Most people understand the concept of demand in terms of defining service delivery but just in case according to Wikipedia ‘The term demand signifies the ability or the willingness to buy a particular commodity at a given point of time’. Demand is taken to mean the pull of product or service by the customer or consumer and by focusing on this demand, or better still the causes of the demand then a business process can be optimised.
Most people also understand the concept of being a customer and being a consumer but the two words are often confused and taken to be the same thing. For the purposes of this blog a customer is someone who expresses choice through money, that is the person who actually pays for the goods or services. A consumer, however, is the person that uses the product, eats the cornflakes, watches the television and takes the flight. A consumer can be a customer and a customer can be a consumer but it is possible that the two people can be different.
Now back to demand. Most systems consider a demand that is linear. Someone buys a product from a shop, the shop buys it from a wholesaler and the wholesaler buys it from the manufacturer. The product is drawn in a line by the consumer and the choice is expressed by the customer. This is what we think of when we consider most commercial transactions. In private sector trade the customer usually has a close relationship to the consumer. When in a supermarket the customer is usually buying things either for themselves or for their immediate family. Demand is created by the children but it is the parents that will express the choice with money and so become the customers. By focussing on creating need in the minds of the consumer and by understanding the flow of demand a commercial business can optimise their supply chains to maximise profits from that particular product or service.

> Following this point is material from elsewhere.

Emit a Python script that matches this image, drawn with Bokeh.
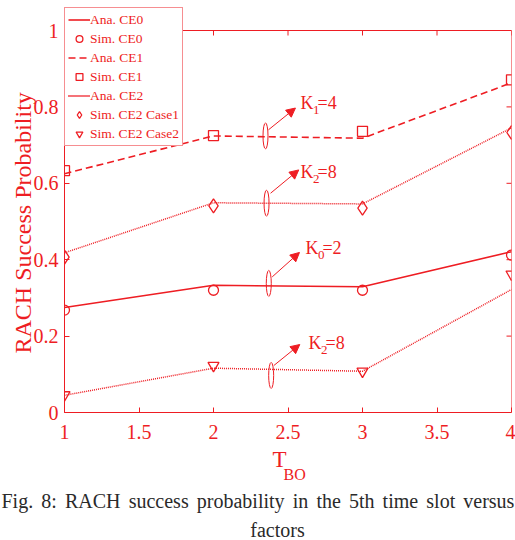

This type of demand flow also holds true for many of the products or services provided by the public sector as well. Apparent linear demand can be seen in accident and emergency departments and housing benefits claims sections for example but in these cases there is an added complexity in that the customer, the person paying, may have no relationship to the consumer at all. You break your leg and get taken off to A&E. You are paying for this service but indirectly through general taxation. The amount of tax you pay does not bear a direct relation to the cost of the service. Indeed if you are a recipient of housing benefit it is unlikely that you will contribute very much to the overall cost of the service.
The title of this blog is ‘Two types of demand’ and in the public sector there are many services where the concept of linear demand breaks down and demand is affected from many different directions. In these cases it can be said that there is a network of demand.
Society locks persistent offenders in jail but who is the consumer, the prisoner, the victim or society in general? Who is the customer, who expresses choice through money, the tax payer, central government or the inspector of prisons? In this example it may well be that the prisoner has contributed to the cost of their own incarceration and so they are the customer of a service that I am certain they did not want.
An abused child with learning difficulties is taken into care. Who is the consumer this time, the child, their carer or again society? Who is the customer, the social worker, the local authority or the government?
How do you map the demand flow in these examples and how do you optimise it to improve efficiencies? To do this requires a consideration of all players in the supply network. In the linear examples there are generally three contributors to the demand chain, suppliers, customers and consumers. In the more complicated public sector examples there is a fourth stakeholder or agent and so this type of network demand can be referred to as an ASCC model (agents, suppliers, customers and consumers).
In the ASCC model there can be many suppliers and certainly many customers even if there is only one consumer but it is the number of agents that add complexity. Let’s go back to the child care case. Here there is a whole plethora of agencies involved who are not providing, paying for or consuming the service such as the local authority (they may be the provider), central government, councillors, members of parliament, inspectors, pressure groups, other family members, media etc. etc. etc. The requirement for intervention and therefore the demand may come from any one of these agencies.
To understand this type of demand flow requires an analysis of all of the players in the ASCC model. The whole process can not be maximised but this information can be used to identify the most important or influential agencies and inter-relationships within the overall demand for the service. This is where attention should be focussed and the service flow optimised for maximum benefit.
In the public sector, demand flow can still be mapped and optimised for the benefit of the consumers (whoever they may be) and the overall tax payer (who is probably you) but we should not fall into the trap of considering these kinds of services as simple commercial transactions between those who want to consume and those who have the ability to supply. Therein lies the road to confusion and disappointment as there are at least two types of demand.